Is slaughter cruel? Individuals might have many opinions on this, but the government is clear. Indeed, the official position on slaughter – specifically the killing of animals for food – is established in the very Act that these rules are based on.

Section 11: Treating animals cruelly   
(3) Nothing in this section shall apply to– 

  (e) the commission or omission of any act in the course of the destruction or the preparation for destruction of any animal as food for mankind unless such destruction or preparation was accompanied by the infliction of unnecessary pain or suffering.  

In other words, the law states that killing any animal for food cannot be considered cruelty, unless those actions involve unnecessary suffering. Rule 22 does not point out any such unnecessary suffering, it simply bans the sale of all cattle meant for slaughter at open markets.

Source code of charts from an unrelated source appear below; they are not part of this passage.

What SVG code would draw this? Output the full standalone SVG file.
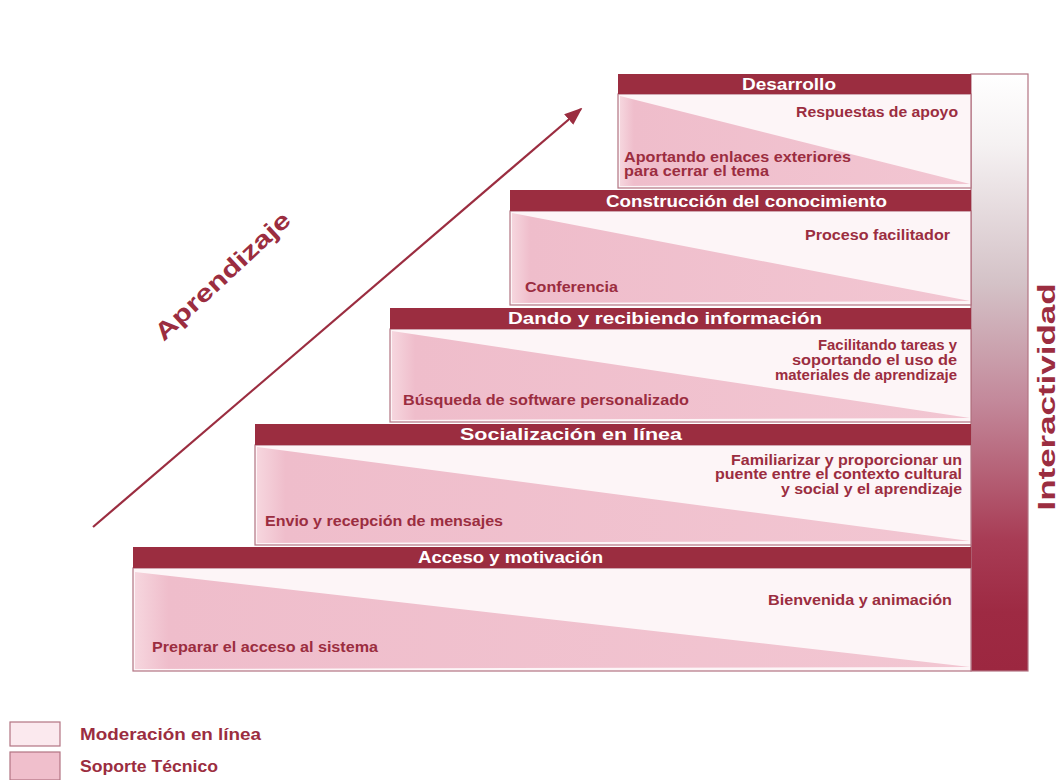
<svg xmlns="http://www.w3.org/2000/svg" width="1059" height="780" viewBox="0 0 1059 780">
<defs>
<linearGradient id="pinkTri" x1="0" y1="0" x2="1" y2="0">
<stop offset="0" stop-color="#f6d6de"/>
<stop offset="0.04" stop-color="#efbdcb"/>
<stop offset="1" stop-color="#f2c6d2"/>
</linearGradient>
<linearGradient id="inter" x1="0" y1="0" x2="0" y2="1">
<stop offset="0" stop-color="#ffffff"/>
<stop offset="0.12" stop-color="#f5f1f2"/>
<stop offset="0.35" stop-color="#d4c2c7"/>
<stop offset="0.55" stop-color="#c3889a"/>
<stop offset="0.78" stop-color="#a83c55"/>
<stop offset="0.9" stop-color="#9e2a43"/>
<stop offset="1" stop-color="#9c2740"/>
</linearGradient>
<marker id="arrow" viewBox="0 0 10 10" refX="9" refY="5" markerWidth="18" markerHeight="14" orient="auto" markerUnits="userSpaceOnUse" preserveAspectRatio="none">
<path d="M0,0 L10,5 L0,10 z" fill="#9b2d40"/>
</marker>
<style>
.hdr{fill:#9b2d40;}
.body{fill:#fdf5f7;stroke:#b27482;stroke-width:1.2;}
.tri{fill:url(#pinkTri);}
.ht{font-family:"Liberation Sans",Arial,sans-serif;font-weight:bold;font-size:17px;fill:#ffffff;}
.bt{font-family:"Liberation Sans",Arial,sans-serif;font-weight:bold;font-size:14.5px;fill:#9b2d40;}
.lt{font-family:"Liberation Sans",Arial,sans-serif;font-weight:bold;font-size:16px;fill:#9b2d40;}
</style>
</defs>
<rect width="1059" height="780" fill="#ffffff"/>

<g id="interactividad">
<rect x="971" y="74" width="57" height="597" fill="url(#inter)" stroke="#b27482" stroke-width="1.2"/>
<text transform="translate(1055,397) rotate(-90)" text-anchor="middle" font-family="Liberation Sans, Arial, sans-serif" font-weight="bold" font-size="24" fill="#9b2d40" textLength="227" lengthAdjust="spacingAndGlyphs">Interactividad</text>
</g>

<g id="step-desarrollo">
<rect class="body" x="618" y="94" width="353" height="94"/>
<polygon class="tri" points="620,96 970,184 620,186"/>
<rect class="hdr" x="618" y="74" width="353" height="20"/>
<text class="ht" x="742" y="90" textLength="94" lengthAdjust="spacingAndGlyphs">Desarrollo</text>
<text class="bt" x="958" y="117" text-anchor="end" textLength="162" lengthAdjust="spacingAndGlyphs">Respuestas de apoyo</text>
<text class="bt" x="624" y="162" textLength="227" lengthAdjust="spacingAndGlyphs">Aportando enlaces exteriores</text>
<text class="bt" x="624" y="176" textLength="145" lengthAdjust="spacingAndGlyphs">para cerrar el tema</text>
</g>

<g id="step-construccion">
<rect class="body" x="510" y="211" width="461" height="94"/>
<polygon class="tri" points="512,213 970,301 512,303"/>
<rect class="hdr" x="510" y="190" width="461" height="21"/>
<text class="ht" x="606" y="207" textLength="281" lengthAdjust="spacingAndGlyphs">Construcción del conocimiento</text>
<text class="bt" x="950" y="240" text-anchor="end" textLength="145" lengthAdjust="spacingAndGlyphs">Proceso facilitador</text>
<text class="bt" x="525" y="292" textLength="93" lengthAdjust="spacingAndGlyphs">Conferencia</text>
</g>

<g id="step-dando">
<rect class="body" x="390" y="329" width="581" height="93"/>
<polygon class="tri" points="392,331 970,418 392,420"/>
<rect class="hdr" x="390" y="308" width="581" height="21"/>
<text class="ht" x="508" y="324" textLength="314" lengthAdjust="spacingAndGlyphs">Dando y recibiendo información</text>
<text class="bt" x="957" y="350" text-anchor="end" textLength="139" lengthAdjust="spacingAndGlyphs">Facilitando tareas y</text>
<text class="bt" x="957" y="365" text-anchor="end" textLength="165" lengthAdjust="spacingAndGlyphs">soportando el uso de</text>
<text class="bt" x="957" y="380" text-anchor="end" textLength="182" lengthAdjust="spacingAndGlyphs">materiales de aprendizaje</text>
<text class="bt" x="403" y="405" textLength="286" lengthAdjust="spacingAndGlyphs">Búsqueda de software personalizado</text>
</g>

<g id="step-socializacion">
<rect class="body" x="255" y="445" width="716" height="100"/>
<polygon class="tri" points="257,447 970,541 257,543"/>
<rect class="hdr" x="255" y="424" width="716" height="21"/>
<text class="ht" x="460" y="440" textLength="222" lengthAdjust="spacingAndGlyphs">Socialización en línea</text>
<text class="bt" x="962" y="465" text-anchor="end" textLength="231" lengthAdjust="spacingAndGlyphs">Familiarizar y proporcionar un</text>
<text class="bt" x="962" y="479" text-anchor="end" textLength="247" lengthAdjust="spacingAndGlyphs">puente entre el contexto cultural</text>
<text class="bt" x="962" y="494" text-anchor="end" textLength="181" lengthAdjust="spacingAndGlyphs">y social y el aprendizaje</text>
<text class="bt" x="265" y="526" textLength="238" lengthAdjust="spacingAndGlyphs">Envio y recepción de mensajes</text>
</g>

<g id="step-acceso">
<rect class="body" x="133" y="568" width="838" height="103"/>
<polygon class="tri" points="135,572 970,667 135,669"/>
<rect class="hdr" x="133" y="547" width="838" height="21"/>
<text class="ht" x="418" y="563" textLength="185" lengthAdjust="spacingAndGlyphs">Acceso y motivación</text>
<text class="bt" x="952" y="605" text-anchor="end" textLength="184" lengthAdjust="spacingAndGlyphs">Bienvenida y animación</text>
<text class="bt" x="152" y="652" textLength="226" lengthAdjust="spacingAndGlyphs">Preparar el acceso al sistema</text>
</g>

<g id="connectors">
<line x1="93" y1="527" x2="581" y2="109" stroke="#9b2d40" stroke-width="2.2" marker-end="url(#arrow)"/>
</g>

<g id="aprendizaje">
<text transform="translate(228,282) rotate(-43)" text-anchor="middle" font-family="Liberation Sans, Arial, sans-serif" font-weight="bold" font-size="24" fill="#9b2d40" textLength="176" lengthAdjust="spacingAndGlyphs">Aprendizaje</text>
</g>

<g id="legend">
<rect x="10" y="722" width="50" height="24" fill="#fbe9ee" stroke="#b27482" stroke-width="1.2"/>
<text class="lt" x="80" y="740" textLength="181" lengthAdjust="spacingAndGlyphs">Moderación en línea</text>
<rect x="10" y="752" width="50" height="28" fill="#f0bfcc" stroke="#b27482" stroke-width="1.2"/>
<text class="lt" x="80" y="772" textLength="138" lengthAdjust="spacingAndGlyphs">Soporte Técnico</text>
</g>
</svg>
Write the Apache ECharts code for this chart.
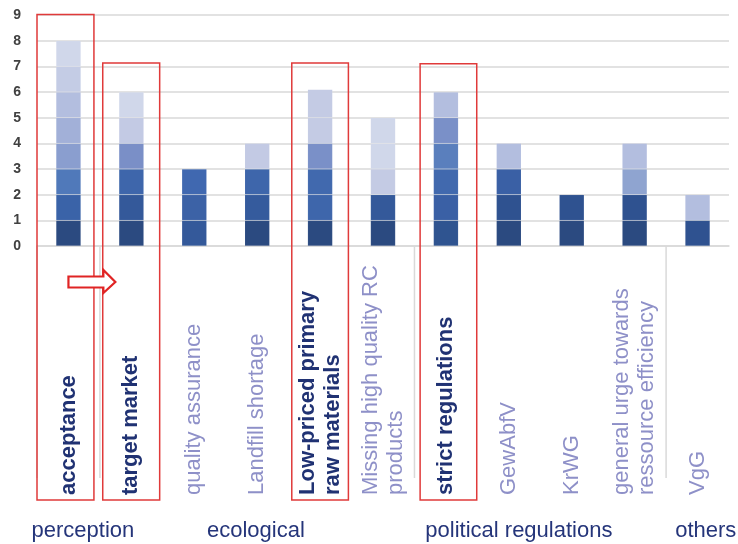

Which part involves cruelty? It can’t be the slaughter itself, since the law expressly establishes that killing of animals for food is per se not cruelty. Is it the government’s claim that simply taking cattle to an open market for sale constitutes “unnecessary suffering”? If that were the case, then the rules should be banning these markets and preventing animals from being brought for any purpose, whether agricultural or for slaughter. Instead, the rules actually lay the groundwork to legalise, notify and regulate animal markets. So where is the cruelty?

Why is this about cruelty?

It’s clear that Rule 22 has several problems. It selectively picks on cattle, instead of covering all animals. It doesn’t establish what cruelty is involved when it bans the sale of cattle for slaughter at open markets. Yet the government felt the need to include this under rules related to the Prevention of Cruelty. Why?

The answer is quite simple. The Rashtriya Swayamsevak Sangh, the parent organisation of the ruling Bharatiya Janata Party, has been calling for a blanket ban on cow slaughter across the country. Yet this cannot be done at the Centre, because the Constitution gives exclusive powers to the states to make laws regarding livestock. Any decision to ban the slaughter of cows or other cattle, like the cow-slaughter bans that exists across much of India, has to be taken at the state level.

However, the Constitution does put the question of preventing cruelty to animals in the concurrent list. This means both states and the Centre can make laws, and if there is any conflict between the state and Central law, the latter will override the former. So the Centre seems to have tried to use its powers under the Prevention of Cruelty to Animals Act to regulate sale of cattle, even though it has not established any cruelty involved. This is why the ministry, in its statement, had to insist that the law was about cruelty, not slaughter.